>> Begin Raw data
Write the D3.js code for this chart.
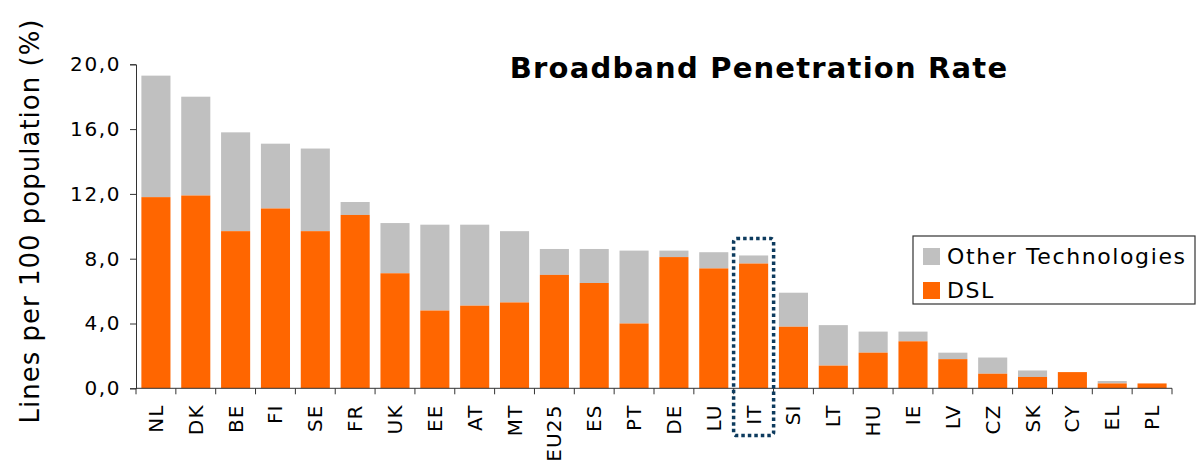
<!DOCTYPE html>
<html>
<head>
<meta charset="utf-8">
<script src="https://cdn.jsdelivr.net/npm/d3@7"></script>
<style>
  body { margin: 0; background: #fff; }
  text { font-family: "DejaVu Sans", Verdana, sans-serif; fill: #000; }
</style>
</head>
<body>
<svg width="1196" height="461"></svg>
<script>
const countries = ['NL','DK','BE','FI','SE','FR','UK','EE','AT','MT','EU25','ES','PT','DE','LU','IT','SI','LT','HU','IE','LV','CZ','SK','CY','EL','PL'];
const dsl   = [11.8,11.9,9.7,11.1,9.7,10.7,7.1,4.8,5.1,5.3,7.0,6.5,4.0,8.1,7.4,7.7,3.8,1.4,2.2,2.9,1.8,0.9,0.7,1.0,0.3,0.3];
const total = [19.3,18.0,15.8,15.1,14.8,11.5,10.2,10.1,10.1,9.7,8.6,8.6,8.5,8.5,8.4,8.2,5.9,3.9,3.5,3.5,2.2,1.9,1.1,1.0,0.45,0.3];
const yTicks = [0,4,8,12,16,20];
const highlight = 'IT';

const svg = d3.select('svg');
const plotLeft = 136, plotRight = 1172, plotTop = 64.3, plotBottom = 388.3;

const x = d3.scaleBand()
  .domain(countries)
  .range([plotLeft, plotRight])
  .paddingInner(0.27)
  .paddingOuter(0.135);

const y = d3.scaleLinear()
  .domain([0, 20])
  .range([plotBottom, plotTop]);

const grey = '#c0c0c0';
const orange = '#ff6600';

// bars: other technologies on top of DSL
const bars = svg.append('g');
bars.selectAll('.other')
  .data(countries)
  .enter().append('rect')
  .attr('x', d => x(d))
  .attr('width', x.bandwidth())
  .attr('y', (d, i) => y(total[i]))
  .attr('height', (d, i) => y(dsl[i]) - y(total[i]))
  .attr('fill', grey);

bars.selectAll('.dsl')
  .data(countries)
  .enter().append('rect')
  .attr('x', d => x(d))
  .attr('width', x.bandwidth())
  .attr('y', (d, i) => y(dsl[i]))
  .attr('height', (d, i) => plotBottom - y(dsl[i]))
  .attr('fill', orange);

// y axis
const yAxis = svg.append('g')
  .attr('transform', `translate(${plotLeft},0)`)
  .call(d3.axisLeft(y).tickValues(yTicks).tickSize(6).tickPadding(9)
    .tickFormat(d => d3.format('.1f')(d).replace('.', ',')));
yAxis.select('.domain').attr('stroke', '#333');
yAxis.selectAll('.tick line').attr('stroke', '#333');
yAxis.selectAll('text').attr('font-size', 20).attr('letter-spacing', 1.6).attr('fill', '#111');

// x axis: ticks at band boundaries
const boundaries = d3.range(countries.length + 1).map(i => plotLeft + i * (plotRight - plotLeft) / countries.length);
svg.append('line')
  .attr('x1', plotLeft).attr('x2', plotRight)
  .attr('y1', plotBottom).attr('y2', plotBottom)
  .attr('stroke', '#333');
svg.selectAll('.xtick')
  .data(boundaries)
  .enter().append('line')
  .attr('x1', d => d).attr('x2', d => d)
  .attr('y1', plotBottom).attr('y2', plotBottom + 6)
  .attr('stroke', '#333');

svg.selectAll('.xlabel')
  .data(countries)
  .enter().append('text')
  .attr('transform', d => `translate(${x(d) + x.bandwidth() / 2 + 7},${plotBottom + 16}) rotate(-90)`)
  .attr('text-anchor', 'end')
  .attr('font-size', 20)
  .attr('letter-spacing', 1.2)
  .attr('fill', '#111')
  .text(d => d);

// highlight box around IT
const hx = x(highlight) + x.bandwidth() / 2;
svg.append('rect')
  .attr('x', hx - 20)
  .attr('y', 238.5)
  .attr('width', 40)
  .attr('height', 197)
  .attr('rx', 3)
  .attr('fill', 'none')
  .attr('stroke', '#0d3b5e')
  .attr('stroke-width', 3.5)
  .attr('stroke-dasharray', '3.5 3');

// y label
svg.append('text')
  .attr('transform', `translate(39,221) rotate(-90)`)
  .attr('text-anchor', 'middle')
  .attr('font-size', 26)
  .attr('letter-spacing', 1)
  .attr('fill', '#111')
  .text('Lines per 100 population (%)');

// title
svg.append('text')
  .attr('x', 759)
  .attr('y', 78)
  .attr('text-anchor', 'middle')
  .attr('font-size', 29)
  .attr('font-weight', 'bold')
  .attr('letter-spacing', 1.2)
  .text('Broadband Penetration Rate');

// legend
const legend = svg.append('g').attr('transform', 'translate(913,236)');
legend.append('rect')
  .attr('width', 282).attr('height', 68)
  .attr('fill', '#fff').attr('stroke', '#333').attr('stroke-width', 1.2);
const legendItems = [['Other Technologies', grey], ['DSL', orange]];
legendItems.forEach(([label, color], i) => {
  legend.append('rect')
    .attr('x', 10).attr('y', 12 + i * 34)
    .attr('width', 17).attr('height', 17)
    .attr('fill', color);
  legend.append('text')
    .attr('x', 34).attr('y', 28 + i * 34)
    .attr('font-size', 22)
    .attr('letter-spacing', 1.6)
    .attr('fill', '#111')
    .text(label);
});
</script>
</body>
</html>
>> End Raw data
Task brief:
Using the material above, return every line exactly as it appears, minus the pictures.

Answer to this exercise:
Write the D3.js code for this chart.
<!DOCTYPE html>
<html>
<head>
<meta charset="utf-8">
<script src="https://cdn.jsdelivr.net/npm/d3@7"></script>
<style>
  body { margin: 0; background: #fff; }
  text { font-family: "DejaVu Sans", Verdana, sans-serif; fill: #000; }
</style>
</head>
<body>
<svg width="1196" height="461"></svg>
<script>
const countries = ['NL','DK','BE','FI','SE','FR','UK','EE','AT','MT','EU25','ES','PT','DE','LU','IT','SI','LT','HU','IE','LV','CZ','SK','CY','EL','PL'];
const dsl   = [11.8,11.9,9.7,11.1,9.7,10.7,7.1,4.8,5.1,5.3,7.0,6.5,4.0,8.1,7.4,7.7,3.8,1.4,2.2,2.9,1.8,0.9,0.7,1.0,0.3,0.3];
const total = [19.3,18.0,15.8,15.1,14.8,11.5,10.2,10.1,10.1,9.7,8.6,8.6,8.5,8.5,8.4,8.2,5.9,3.9,3.5,3.5,2.2,1.9,1.1,1.0,0.45,0.3];
const yTicks = [0,4,8,12,16,20];
const highlight = 'IT';

const svg = d3.select('svg');
const plotLeft = 136, plotRight = 1172, plotTop = 64.3, plotBottom = 388.3;

const x = d3.scaleBand()
  .domain(countries)
  .range([plotLeft, plotRight])
  .paddingInner(0.27)
  .paddingOuter(0.135);

const y = d3.scaleLinear()
  .domain([0, 20])
  .range([plotBottom, plotTop]);

const grey = '#c0c0c0';
const orange = '#ff6600';

// bars: other technologies on top of DSL
const bars = svg.append('g');
bars.selectAll('.other')
  .data(countries)
  .enter().append('rect')
  .attr('x', d => x(d))
  .attr('width', x.bandwidth())
  .attr('y', (d, i) => y(total[i]))
  .attr('height', (d, i) => y(dsl[i]) - y(total[i]))
  .attr('fill', grey);

bars.selectAll('.dsl')
  .data(countries)
  .enter().append('rect')
  .attr('x', d => x(d))
  .attr('width', x.bandwidth())
  .attr('y', (d, i) => y(dsl[i]))
  .attr('height', (d, i) => plotBottom - y(dsl[i]))
  .attr('fill', orange);

// y axis
const yAxis = svg.append('g')
  .attr('transform', `translate(${plotLeft},0)`)
  .call(d3.axisLeft(y).tickValues(yTicks).tickSize(6).tickPadding(9)
    .tickFormat(d => d3.format('.1f')(d).replace('.', ',')));
yAxis.select('.domain').attr('stroke', '#333');
yAxis.selectAll('.tick line').attr('stroke', '#333');
yAxis.selectAll('text').attr('font-size', 20).attr('letter-spacing', 1.6).attr('fill', '#111');

// x axis: ticks at band boundaries
const boundaries = d3.range(countries.length + 1).map(i => plotLeft + i * (plotRight - plotLeft) / countries.length);
svg.append('line')
  .attr('x1', plotLeft).attr('x2', plotRight)
  .attr('y1', plotBottom).attr('y2', plotBottom)
  .attr('stroke', '#333');
svg.selectAll('.xtick')
  .data(boundaries)
  .enter().append('line')
  .attr('x1', d => d).attr('x2', d => d)
  .attr('y1', plotBottom).attr('y2', plotBottom + 6)
  .attr('stroke', '#333');

svg.selectAll('.xlabel')
  .data(countries)
  .enter().append('text')
  .attr('transform', d => `translate(${x(d) + x.bandwidth() / 2 + 7},${plotBottom + 16}) rotate(-90)`)
  .attr('text-anchor', 'end')
  .attr('font-size', 20)
  .attr('letter-spacing', 1.2)
  .attr('fill', '#111')
  .text(d => d);

// highlight box around IT
const hx = x(highlight) + x.bandwidth() / 2;
svg.append('rect')
  .attr('x', hx - 20)
  .attr('y', 238.5)
  .attr('width', 40)
  .attr('height', 197)
  .attr('rx', 3)
  .attr('fill', 'none')
  .attr('stroke', '#0d3b5e')
  .attr('stroke-width', 3.5)
  .attr('stroke-dasharray', '3.5 3');

// y label
svg.append('text')
  .attr('transform', `translate(39,221) rotate(-90)`)
  .attr('text-anchor', 'middle')
  .attr('font-size', 26)
  .attr('letter-spacing', 1)
  .attr('fill', '#111')
  .text('Lines per 100 population (%)');

// title
svg.append('text')
  .attr('x', 759)
  .attr('y', 78)
  .attr('text-anchor', 'middle')
  .attr('font-size', 29)
  .attr('font-weight', 'bold')
  .attr('letter-spacing', 1.2)
  .text('Broadband Penetration Rate');

// legend
const legend = svg.append('g').attr('transform', 'translate(913,236)');
legend.append('rect')
  .attr('width', 282).attr('height', 68)
  .attr('fill', '#fff').attr('stroke', '#333').attr('stroke-width', 1.2);
const legendItems = [['Other Technologies', grey], ['DSL', orange]];
legendItems.forEach(([label, color], i) => {
  legend.append('rect')
    .attr('x', 10).attr('y', 12 + i * 34)
    .attr('width', 17).attr('height', 17)
    .attr('fill', color);
  legend.append('text')
    .attr('x', 34).attr('y', 28 + i * 34)
    .attr('font-size', 22)
    .attr('letter-spacing', 1.6)
    .attr('fill', '#111')
    .text(label);
});
</script>
</body>
</html>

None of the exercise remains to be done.